Task directions
The data below should be restated word for word, with every picture omitted.

Dataset content
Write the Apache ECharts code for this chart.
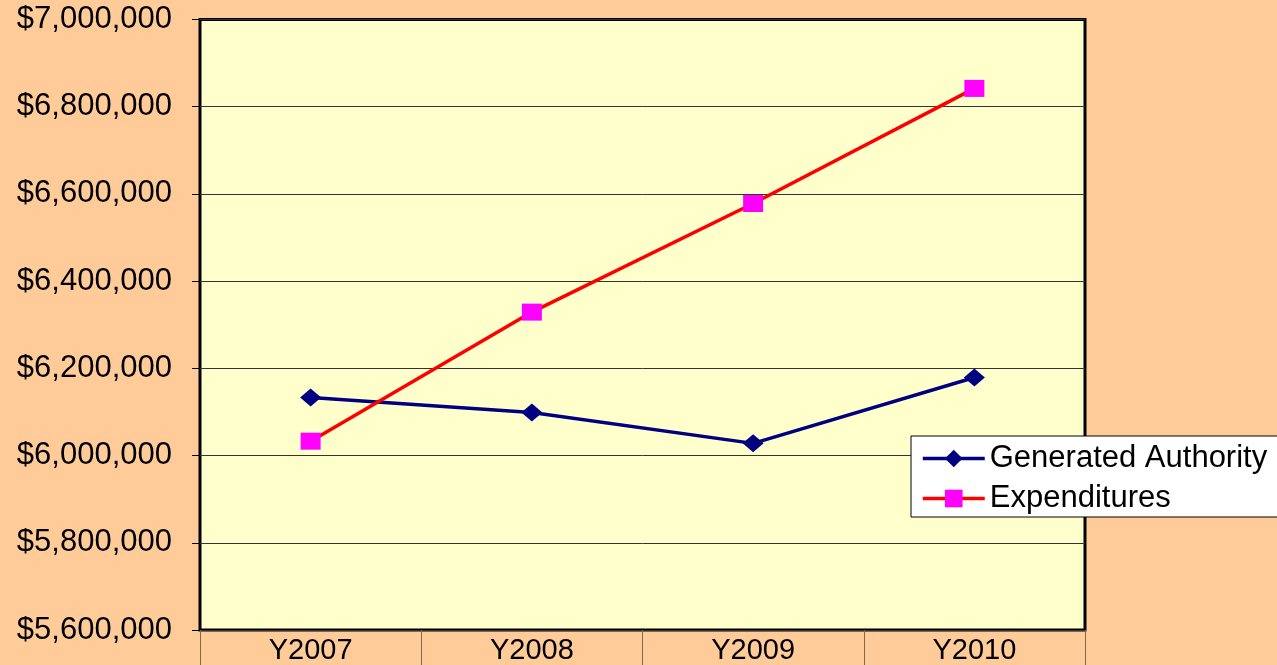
<!DOCTYPE html>
<html>
<head>
<meta charset="utf-8">
<script src="https://cdn.jsdelivr.net/npm/echarts@6/dist/echarts.min.js"></script>
<style>
html,body{margin:0;padding:0;background:#FFCC99;}
#main{width:1277px;height:665px;}
</style>
</head>
<body>
<div id="main"></div>
<script>
// 年份
var years = ['Y2007', 'Y2008', 'Y2009', 'Y2010'];
// Generated Authority
var generated = [6133000, 6099000, 6028000, 6179000];
// Expenditures
var expenditures = [6033000, 6329000, 6578000, 6842000];
// y轴范围
var yMin = 5600000;
var yMax = 7000000;
var yStep = 200000;

function money(v) {
	return '$' + String(v).replace(/\B(?=(\d{3})+(?!\d))/g, ',');
}

var myChart = echarts.init(document.getElementById('main'));
var option = {
	backgroundColor: '#FFCC99',
	textStyle: {fontFamily: 'Liberation Sans'},
	animation: false,
	grid: {
		left: 200,
		right: 192,
		top: 19.5,
		bottom: 35,
		show: true,
		backgroundColor: '#FFFFCC',
		borderColor: '#000',
		borderWidth: 3
	},
	legend: {
		orient: 'vertical',
		left: 911,
		top: 436,
		backgroundColor: '#fff',
		borderColor: '#000',
		borderWidth: 1,
		borderRadius: 0,
		padding: [7, 20, 3, 10],
		itemWidth: 62,
		itemHeight: 22,
		itemGap: 9,
		lineStyle: {width: 3.5},
		textStyle: {color: '#000', fontSize: 31, lineHeight: 30, fontFamily: 'Liberation Sans'},
		data: ['Generated Authority', 'Expenditures']
	},
	xAxis: {
		type: 'category',
		data: years,
		boundaryGap: true,
		axisLine: {show: false},
		axisTick: {show: true, interval: 0, length: 35, lineStyle: {color: '#806650', width: 1}},
		axisLabel: {color: '#000', fontSize: 29, margin: 6, interval: 0},
		splitLine: {show: false}
	},
	yAxis: {
		type: 'value',
		min: yMin,
		max: yMax,
		interval: yStep,
		axisLine: {show: false},
		axisTick: {show: true, length: 8, lineStyle: {color: '#000'}},
		axisLabel: {color: '#000', fontSize: 31, margin: 28, formatter: money},
		splitLine: {show: true, lineStyle: {color: '#333', width: 1}}
	},
	series: [
		{
			name: 'Generated Authority',
			type: 'line',
			data: generated,
			symbol: 'diamond',
			symbolSize: [21, 18],
			lineStyle: {color: '#000080', width: 3.5},
			itemStyle: {color: '#000080'}
		},
		{
			name: 'Expenditures',
			type: 'line',
			data: expenditures,
			symbol: 'rect',
			symbolSize: [20, 17],
			lineStyle: {color: '#FF0000', width: 3.5},
			itemStyle: {color: '#FF00FF'}
		}
	]
};
myChart.setOption(option);
</script>
</body>
</html>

The output
Write the Apache ECharts code for this chart.
<!DOCTYPE html>
<html>
<head>
<meta charset="utf-8">
<script src="https://cdn.jsdelivr.net/npm/echarts@6/dist/echarts.min.js"></script>
<style>
html,body{margin:0;padding:0;background:#FFCC99;}
#main{width:1277px;height:665px;}
</style>
</head>
<body>
<div id="main"></div>
<script>
// 年份
var years = ['Y2007', 'Y2008', 'Y2009', 'Y2010'];
// Generated Authority
var generated = [6133000, 6099000, 6028000, 6179000];
// Expenditures
var expenditures = [6033000, 6329000, 6578000, 6842000];
// y轴范围
var yMin = 5600000;
var yMax = 7000000;
var yStep = 200000;

function money(v) {
	return '$' + String(v).replace(/\B(?=(\d{3})+(?!\d))/g, ',');
}

var myChart = echarts.init(document.getElementById('main'));
var option = {
	backgroundColor: '#FFCC99',
	textStyle: {fontFamily: 'Liberation Sans'},
	animation: false,
	grid: {
		left: 200,
		right: 192,
		top: 19.5,
		bottom: 35,
		show: true,
		backgroundColor: '#FFFFCC',
		borderColor: '#000',
		borderWidth: 3
	},
	legend: {
		orient: 'vertical',
		left: 911,
		top: 436,
		backgroundColor: '#fff',
		borderColor: '#000',
		borderWidth: 1,
		borderRadius: 0,
		padding: [7, 20, 3, 10],
		itemWidth: 62,
		itemHeight: 22,
		itemGap: 9,
		lineStyle: {width: 3.5},
		textStyle: {color: '#000', fontSize: 31, lineHeight: 30, fontFamily: 'Liberation Sans'},
		data: ['Generated Authority', 'Expenditures']
	},
	xAxis: {
		type: 'category',
		data: years,
		boundaryGap: true,
		axisLine: {show: false},
		axisTick: {show: true, interval: 0, length: 35, lineStyle: {color: '#806650', width: 1}},
		axisLabel: {color: '#000', fontSize: 29, margin: 6, interval: 0},
		splitLine: {show: false}
	},
	yAxis: {
		type: 'value',
		min: yMin,
		max: yMax,
		interval: yStep,
		axisLine: {show: false},
		axisTick: {show: true, length: 8, lineStyle: {color: '#000'}},
		axisLabel: {color: '#000', fontSize: 31, margin: 28, formatter: money},
		splitLine: {show: true, lineStyle: {color: '#333', width: 1}}
	},
	series: [
		{
			name: 'Generated Authority',
			type: 'line',
			data: generated,
			symbol: 'diamond',
			symbolSize: [21, 18],
			lineStyle: {color: '#000080', width: 3.5},
			itemStyle: {color: '#000080'}
		},
		{
			name: 'Expenditures',
			type: 'line',
			data: expenditures,
			symbol: 'rect',
			symbolSize: [20, 17],
			lineStyle: {color: '#FF0000', width: 3.5},
			itemStyle: {color: '#FF00FF'}
		}
	]
};
myChart.setOption(option);
</script>
</body>
</html>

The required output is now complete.